Barnardo's says unruly school children may be "acting out, not just acting up," and may be a sign that they have undiagnosed special educational needs (SEN) or have serious problems at home.
New figures from the Office of National Statistics show that pupils with a statement of special educational needs are around nine times more likely to be permanently excluded from school in England.
In 2010/11, some 5,080 children were permanently excluded from school. Eight per cent (430) were children who had a statement of special educational needs.
The warning comes ahead of a Channel 4 documentary, Lost Children, which aims to show what school life is like through the eyes of two children attending Barnardo’s High Close School in Berkshire, where all pupils have a statement of special educational needs.
Barnardo's chief executive Anne Marie Carrie said: "A school teacher's job is not an easy one, but they must look behind the behaviour to see the child.

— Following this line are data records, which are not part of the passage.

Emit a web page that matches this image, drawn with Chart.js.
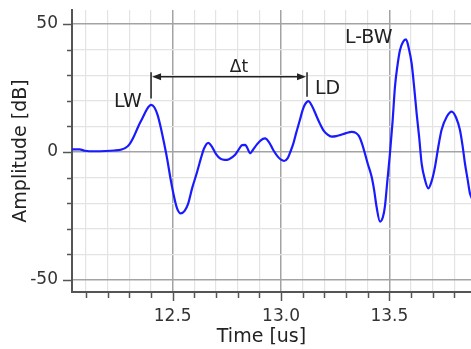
<!DOCTYPE html>
<html><head><meta charset="utf-8">
<script src="https://cdn.jsdelivr.net/npm/chart.js@4/dist/chart.umd.min.js"></script>
<style>html,body{margin:0;padding:0;background:#fff;overflow:hidden}#wrap{width:471px;height:349px}</style>
</head><body><div id="wrap"><canvas id="c" width="471" height="349"></canvas></div>
<script>
const timeUs = [12.035,12.07,12.095,12.14,12.19,12.23,12.26,12.28,12.30,12.32,12.34,12.36,12.38,12.40,12.415,12.43,12.445,12.46,12.475,12.49,12.505,12.52,12.537,12.555,12.57,12.59,12.61,12.63,12.645,12.664,12.68,12.70,12.72,12.74,12.76,12.787,12.805,12.82,12.835,12.845,12.857,12.87,12.888,12.905,12.926,12.945,12.964,12.985,13.0,13.014,13.03,13.045,13.057,13.07,13.087,13.10,13.11,13.126,13.143,13.165,13.18,13.195,13.215,13.234,13.255,13.272,13.30,13.326,13.345,13.36,13.375,13.387,13.40,13.418,13.43,13.441,13.457,13.47,13.48,13.49,13.503,13.515,13.526,13.537,13.549,13.563,13.577,13.59,13.603,13.615,13.626,13.638,13.649,13.665,13.68,13.695,13.711,13.725,13.741,13.765,13.788,13.808,13.826,13.838,13.849,13.862,13.872,13.886];
const amplitudeDb = [1.0,1.0,0.5,0.3,0.4,0.6,0.9,1.5,3.0,6.0,9.8,13.2,16.6,18.4,17.5,14.5,9.5,3.5,-3,-10.5,-17,-22,-24,-23,-20.5,-14,-8.5,-2.5,1.5,3.6,2.2,-0.8,-2.6,-3.1,-2.8,-1.2,1.0,2.7,2.8,1.5,-0.5,0.8,2.9,4.5,5.3,3.8,0.8,-1.8,-3.0,-3.5,-2.5,0.5,3.4,7.5,12.5,16.5,18.5,19.9,18.0,13.8,11.0,8.6,6.8,6.0,6.2,6.6,7.4,7.9,7.5,6.2,3.0,-0.5,-4.5,-9.6,-15,-21.4,-27.2,-25.5,-21,-12,-0.4,12,25.5,33.5,39.8,43.0,44.0,40.5,34.6,25,15.1,5.5,-4.4,-11,-14.2,-11.5,-5.7,1.5,8.6,13.8,15.8,13.5,8.6,2.5,-4.4,-11,-16.1,-19];
const xTickValues = [12.1,12.2,12.3,12.4,12.5,12.6,12.7,12.8,12.9,13.0,13.1,13.2,13.3,13.4,13.5,13.6,13.7,13.8];
const xMajorTicks = [12.5,13.0,13.5];
const yTickValues = [-50,-40,-30,-20,-10,0,10,20,30,40,50];
const yMajorTicks = [-50,0,50];
const markerTimes = [12.4,13.12];      // LW, LD
const peakLabels = ['LW','LD','L-BW'];
const peakLabelX = [12.357,13.157,13.295];
const peakLabelY = [19.6,24.6,44.4];
const deltaLabel = 'Δt';
const xTitle = 'Time [us]';
const yTitle = 'Amplitude [dB]';

const FONT = '"DejaVu Sans", sans-serif';
const isMajor = (v, list) => list.some(m => Math.abs(m - v) < 1e-6);

const deco = {
  id: 'deco',
  afterDraw(chart) {
    const {ctx, chartArea: a} = chart;
    const x = chart.scales.x, y = chart.scales.y;
    ctx.save();
    // tick marks
    ctx.strokeStyle = '#555'; ctx.lineWidth = 1.5;
    xTickValues.forEach(v => {
      const px = Math.round(x.getPixelForValue(v)) + 0.5;
      const len = isMajor(v, xMajorTicks) ? 9 : 6;
      ctx.beginPath(); ctx.moveTo(px, a.bottom); ctx.lineTo(px, a.bottom + len); ctx.stroke();
    });
    yTickValues.forEach(v => {
      const py = Math.round(y.getPixelForValue(v)) + 0.5;
      const len = isMajor(v, yMajorTicks) ? 9 : 5;
      ctx.beginPath(); ctx.moveTo(a.left, py); ctx.lineTo(a.left - len, py); ctx.stroke();
    });
    // x title
    ctx.fillStyle = '#222'; ctx.font = '19px ' + FONT;
    ctx.textAlign = 'center'; ctx.textBaseline = 'middle';
    ctx.fillText(xTitle, (a.left + a.right) / 2 - 10, 337);

    // delta-t annotation
    const x1 = x.getPixelForValue(markerTimes[0]), x2 = x.getPixelForValue(markerTimes[1]);
    const ya = y.getPixelForValue(29.4);
    ctx.strokeStyle = '#222'; ctx.fillStyle = '#222'; ctx.lineWidth = 1.5;
    ctx.beginPath();
    ctx.moveTo(x1, y.getPixelForValue(31.2)); ctx.lineTo(x1, y.getPixelForValue(20.9));
    ctx.moveTo(x2, y.getPixelForValue(31.2)); ctx.lineTo(x2, y.getPixelForValue(21.6));
    ctx.moveTo(x1 + 4, ya); ctx.lineTo(x2 - 4, ya);
    ctx.stroke();
    ctx.beginPath();
    ctx.moveTo(x1 + 1, ya); ctx.lineTo(x1 + 10, ya - 3.5); ctx.lineTo(x1 + 10, ya + 3.5); ctx.closePath();
    ctx.moveTo(x2 - 1, ya); ctx.lineTo(x2 - 10, ya - 3.5); ctx.lineTo(x2 - 10, ya + 3.5); ctx.closePath();
    ctx.fill();
    ctx.font = '17px ' + FONT; ctx.textAlign = 'center';
    ctx.fillText(deltaLabel, x.getPixelForValue(12.806), y.getPixelForValue(32.9));
    // peak labels
    ctx.font = '19px ' + FONT;
    peakLabels.forEach((t, i) => {
      ctx.textAlign = i === 0 ? 'right' : 'left';
      ctx.fillText(t, x.getPixelForValue(peakLabelX[i]), y.getPixelForValue(peakLabelY[i]));
    });
    ctx.restore();
  }
};

new Chart(document.getElementById('c'), {
  type: 'line',
  data: {
    datasets: [{
      data: timeUs.map((t, i) => ({x: t, y: amplitudeDb[i]})),
      borderColor: '#1a1aff',
      borderWidth: 2.2,
      pointRadius: 0,
      cubicInterpolationMode: 'monotone',
      fill: false
    }]
  },
  options: {
    responsive: false,
    devicePixelRatio: 1,
    animation: false,
    layout: {padding: {top: 10, right: 0, left: 0, bottom: 0}},
    plugins: {legend: {display: false}, tooltip: {enabled: false}},
    scales: {
      x: {
        type: 'linear', min: 12.035, max: 13.877,
        afterBuildTicks: s => { s.ticks = xTickValues.map(v => ({value: v})); },
        afterFit: s => { s.height = 57; s.paddingLeft = 0; s.paddingRight = 0; },
        grid: {
          drawTicks: false,
          color: c => isMajor(c.tick.value, xMajorTicks) ? '#a3a3a3' : '#e3e3e3',
          lineWidth: c => isMajor(c.tick.value, xMajorTicks) ? 1.5 : 1.2
        },
        border: {color: '#555', width: 2},
        ticks: {
          autoSkip: false, maxRotation: 0, padding: 14, color: '#333',
          font: {family: FONT, size: 17},
          callback: v => isMajor(v, xMajorTicks) ? v.toFixed(1) : ''
        }
      },
      y: {
        min: -54.7, max: 55.5,
        afterBuildTicks: s => { s.ticks = yTickValues.map(v => ({value: v})); },
        afterFit: s => { s.width = 72; s.paddingTop = 0; s.paddingBottom = 0; },
        grid: {
          drawTicks: false,
          color: c => isMajor(c.tick.value, yMajorTicks) ? '#a3a3a3' : '#e3e3e3',
          lineWidth: c => isMajor(c.tick.value, yMajorTicks) ? 1.5 : 1.2
        },
        border: {color: '#555', width: 2},
        title: {display: true, text: yTitle, color: '#222', font: {family: FONT, size: 19}, padding: {top: 10, bottom: 0}},
        ticks: {
          padding: 14, color: '#333',
          font: {family: FONT, size: 17},
          callback: v => isMajor(v, yMajorTicks) ? String(v) : ''
        }
      }
    }
  },
  plugins: [deco]
});
</script></body></html>
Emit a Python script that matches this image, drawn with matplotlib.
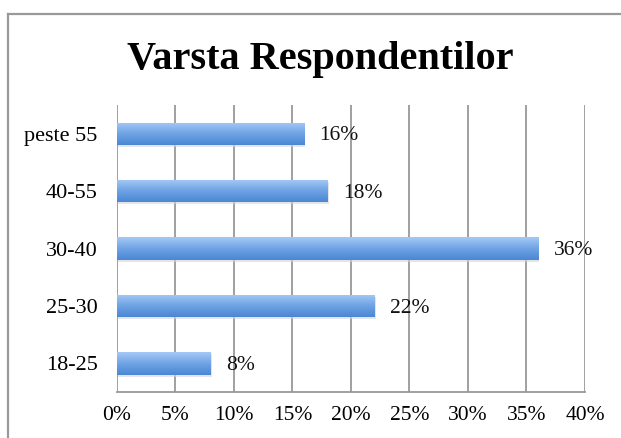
import numpy as np
import matplotlib
matplotlib.use('Agg')
import matplotlib.pyplot as plt
from matplotlib.patches import Rectangle
from matplotlib.lines import Line2D
from matplotlib.colors import LinearSegmentedColormap

# data, bottom to top
categories = ['18-25', '25-30', '30-40', '40-55', 'peste 55']
values = [8, 22, 36, 18, 16]
xticks = [0, 5, 10, 15, 20, 25, 30, 35, 40]

plt.rcParams['font.family'] = ['Liberation Serif', 'DejaVu Serif']

fig = plt.figure(figsize=(6.21, 4.38), dpi=100)
ax = fig.add_axes([0.1884, 0.105, 0.7536, 0.655])

# frame around the chart (only left and top edges show in the crop)
fx = 7.5 / 621
fy = 1 - 13.5 / 438
fig.lines.append(Line2D([fx, fx], [0, fy], transform=fig.transFigure,
                        color='#999999', linewidth=1.6))
fig.lines.append(Line2D([fx, 1], [fy, fy], transform=fig.transFigure,
                        color='#999999', linewidth=1.6))

ypos = np.arange(len(categories))
bar_h = 0.39
bars = ax.barh(ypos, values, height=bar_h, color='#6fa3e4', zorder=3)

# soft shadow under the bars
for b in bars:
    sh = Rectangle((b.get_x() + 0.1, b.get_y() - 0.035), b.get_width(), b.get_height(),
                   facecolor='#d4d4d4', edgecolor='none', alpha=0.6, zorder=2)
    ax.add_patch(sh)

# vertical gradient fill
cmap = LinearSegmentedColormap.from_list('bargrad', ['#4a87d3', '#6fa3e4', '#a4c9f6'])
grad = np.linspace(0, 1, 100).reshape(-1, 1)
for b in bars:
    x0, y0, w, h = b.get_x(), b.get_y(), b.get_width(), b.get_height()
    im = ax.imshow(grad, cmap=cmap, extent=[x0, x0 + w, y0, y0 + h],
                   origin='lower', aspect='auto', zorder=4)
    im.set_clip_path(b)

for v, y in zip(values, ypos):
    ax.annotate(f'{v}%', (v, y), xytext=(11, -1.5), textcoords='offset points',
                ha='left', va='center', fontsize=15.5, color='#111111', zorder=5)

ax.set_xlim(0, 40)
ax.set_ylim(-0.5, 4.5)
ax.set_xticks(xticks)
ax.set_xticklabels([f'{t}%' for t in xticks], fontsize=15.5)
ax.set_yticks(ypos)
ax.set_yticklabels(categories, fontsize=16)
ax.tick_params(length=0)
ax.tick_params(axis='x', pad=10)
ax.tick_params(axis='y', pad=14)
ax.grid(axis='x', color='#999999', linewidth=1.3, zorder=1)
ax.set_axisbelow(True)
for s in ['top', 'right', 'left']:
    ax.spines[s].set_visible(False)
ax.spines['bottom'].set_color('#999999')
ax.spines['bottom'].set_linewidth(1.3)

fig.text(0.515, 0.865, 'Varsta Respondentilor', ha='center', va='center',
         fontsize=29, fontweight='bold')

fig.savefig('out.png', dpi=100)
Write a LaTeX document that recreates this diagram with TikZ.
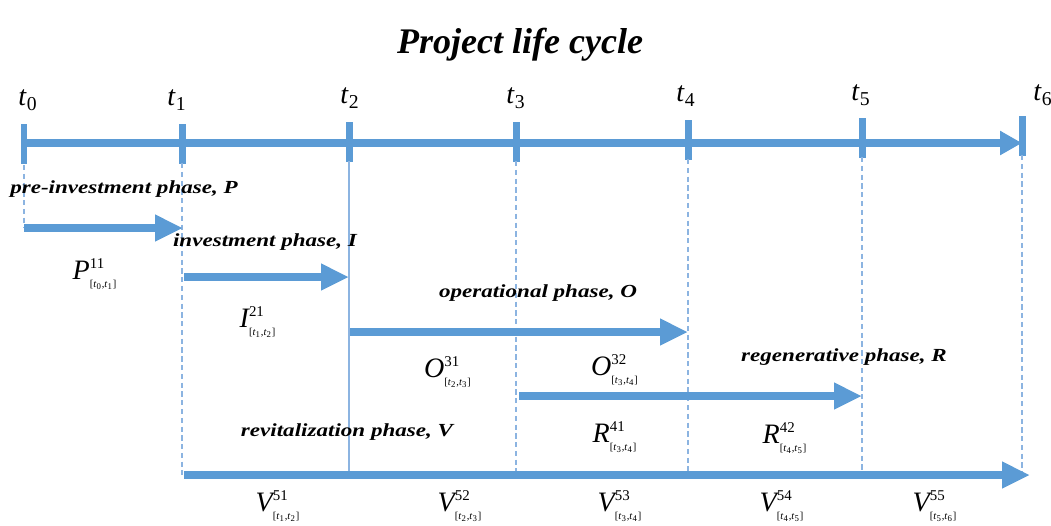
\documentclass[tikz,border=0pt]{standalone}
\usepackage{amsmath}
\usepackage{fontspec}
\usepackage{xcolor}
\usepackage{tikz}
\usetikzlibrary{arrows.meta}

\setmainfont{Liberation Serif}
\newfontfamily\phasefont[FakeStretch=1.25]{Liberation Serif}

\definecolor{lifeblue}{RGB}{91,155,213}
\definecolor{guideblue}{RGB}{140,180,225}

% symbol of a sub-phase: letter, indices, interval
\newcommand{\phsym}[4]{$\textit{#1}^{\mbox{\fontsize{8.5}{9}\selectfont #2}}_{\mbox{\fontsize{6}{7}\selectfont[\textit{t}\textsubscript{#3},\textit{t}\textsubscript{#4}]}}$}

\begin{document}
\begin{tikzpicture}[x=0.02cm, y=-0.02cm,
    axisline/.style={lifeblue, line width=0.16cm, -{Triangle[length=0.44cm, width=0.46cm]}},
    phasearrow/.style={lifeblue, line width=0.17cm, -{Triangle[length=0.56cm, width=0.5cm]}},
    tickmark/.style={lifeblue, line width=0.14cm},
    guide/.style={guideblue, line width=0.6pt, dash pattern=on 3pt off 2pt},
    phaselabel/.style={font=\phasefont\fontsize{10.5}{12}\selectfont\bfseries\itshape, inner sep=0pt},
    symlabel/.style={font=\fontsize{16}{18}\selectfont, inner sep=0pt},
    tlabel/.style={font=\fontsize{16}{18}\selectfont, inner sep=0pt}]
        \useasboundingbox (0,0) rectangle (1051,525);

        % Title
        \node[font=\fontsize{20.5}{24}\selectfont\bfseries\itshape] (title) at (520,45) {Project life cycle};

        % Time axis
        \coordinate (t0) at (24,143);
        \coordinate (t1) at (182,143);
        \coordinate (t2) at (349,143);
        \coordinate (t3) at (516,143);
        \coordinate (t4) at (688,143);
        \coordinate (t5) at (862,143);
        \coordinate (t6) at (1022,143);
        \draw[axisline] (t0) -- (t6);
        \draw[tickmark] (t0) ++(0,-19) -- ++(0,40);
        \draw[tickmark] (t1) ++(0,-19) -- ++(0,40);
        \draw[tickmark] (t2) ++(0,-21) -- ++(0,40);
        \draw[tickmark] (t3) ++(0,-21) -- ++(0,40);
        \draw[tickmark] (t4) ++(0,-23) -- ++(0,40);
        \draw[tickmark] (t5) ++(0,-25) -- ++(0,40);
        \draw[tickmark] (t6) ++(0,-27) -- ++(0,40);

        \node[tlabel] (lt0) at (28,100) {\textit{t}\textsubscript{0}};
        \node[tlabel] (lt1) at (177,100) {\textit{t}\textsubscript{1}};
        \node[tlabel] (lt2) at (350,98) {\textit{t}\textsubscript{2}};
        \node[tlabel] (lt3) at (516,98) {\textit{t}\textsubscript{3}};
        \node[tlabel] (lt4) at (686,96) {\textit{t}\textsubscript{4}};
        \node[tlabel] (lt5) at (861,95) {\textit{t}\textsubscript{5}};
        \node[tlabel] (lt6) at (1043,95) {\textit{t}\textsubscript{6}};

        % Phase arrows
        \coordinate (pS) at (24,228);
        \coordinate (pE) at (183,228);
        \coordinate (iS) at (184,277);
        \coordinate (iE) at (349,277);
        \coordinate (oS) at (350,332);
        \coordinate (oE) at (688,332);
        \coordinate (rS) at (519,396);
        \coordinate (rE) at (862,396);
        \coordinate (vS) at (184,475);
        \coordinate (vE) at (1030,475);

        % Guide lines
        \draw[guide] (t0) ++(0,22) -- (pS);
        \draw[guide] (t1) ++(0,20) -- (t1 |- vS);
        \draw[guideblue, line width=0.8pt] (t2) ++(0,18) -- (t2 |- vS);
        \draw[guide] (t3) ++(0,18) -- (t3 |- vS);
        \draw[guide] (t4) ++(0,16) -- (t4 |- vS);
        \draw[guide] (t5) ++(0,14) -- (t5 |- vS);
        \draw[guide] (t6) ++(0,12) -- (t6 |- vS);

        \draw[phasearrow] (pS) -- (pE);
        \draw[phasearrow] (iS) -- (iE);
        \draw[phasearrow] (oS) -- (oE);
        \draw[phasearrow] (rS) -- (rE);
        \draw[phasearrow] (vS) -- (vE);

        % Phase names
        \node[phaselabel] (nameP) at (124,189) {pre-investment phase, P};
        \node[phaselabel] (nameI) at (265,242) {investment phase, I};
        \node[phaselabel] (nameO) at (538,293) {operational phase, O};
        \node[phaselabel] (nameR) at (844,357) {regenerative phase, R};
        \node[phaselabel] (nameV) at (347,432) {revitalization phase, V};

        % Sub-phase symbols
        \node[symlabel] (P11) at (95,274) {\phsym{P}{11}{0}{1}};
        \node[symlabel] (I21) at (258,322) {\phsym{I}{21}{1}{2}};
        \node[symlabel] (O31) at (448,372) {\phsym{O}{31}{2}{3}};
        \node[symlabel] (O32) at (615,370) {\phsym{O}{32}{3}{4}};
        \node[symlabel] (R41) at (615,437) {\phsym{R}{41}{3}{4}};
        \node[symlabel] (R42) at (785,438) {\phsym{R}{42}{4}{5}};
        \node[symlabel] (V51) at (278,506) {\phsym{V}{51}{1}{2}};
        \node[symlabel] (V52) at (460,506) {\phsym{V}{52}{2}{3}};
        \node[symlabel] (V53) at (620,506) {\phsym{V}{53}{3}{4}};
        \node[symlabel] (V54) at (782,506) {\phsym{V}{54}{4}{5}};
        \node[symlabel] (V55) at (935,506) {\phsym{V}{55}{5}{6}};
\end{tikzpicture}
\end{document}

Unruly pupils may be acting out, not just acting up.
"The most ‘out of control children’ may be the most vulnerable children facing horrendous problems at home.
"Pupils may also have undiagnosed special needs, and the earlier these are identified, the better chance they have to reach their full potential.
"We believe that education and a stable home are vital if children are to have a chance at overcoming disadvantage."
The charity stated that behavioural problems at school often begin at home or in the community, with some children having to deal with domestic abuse or parents who are addicted to drugs.
Chris Keates, general secretary of the NASUWT teachers' union, said: "Schools already do a great deal to tackle poor pupil behaviour and do a great job in maintaining good order and discipline.
"As Barnardo’s acknowledge, the causes for poor pupil behaviour are often complex and deep rooted.
"Identifying what may be contributing to poor behaviour and tackling problems at an early stage is crucial.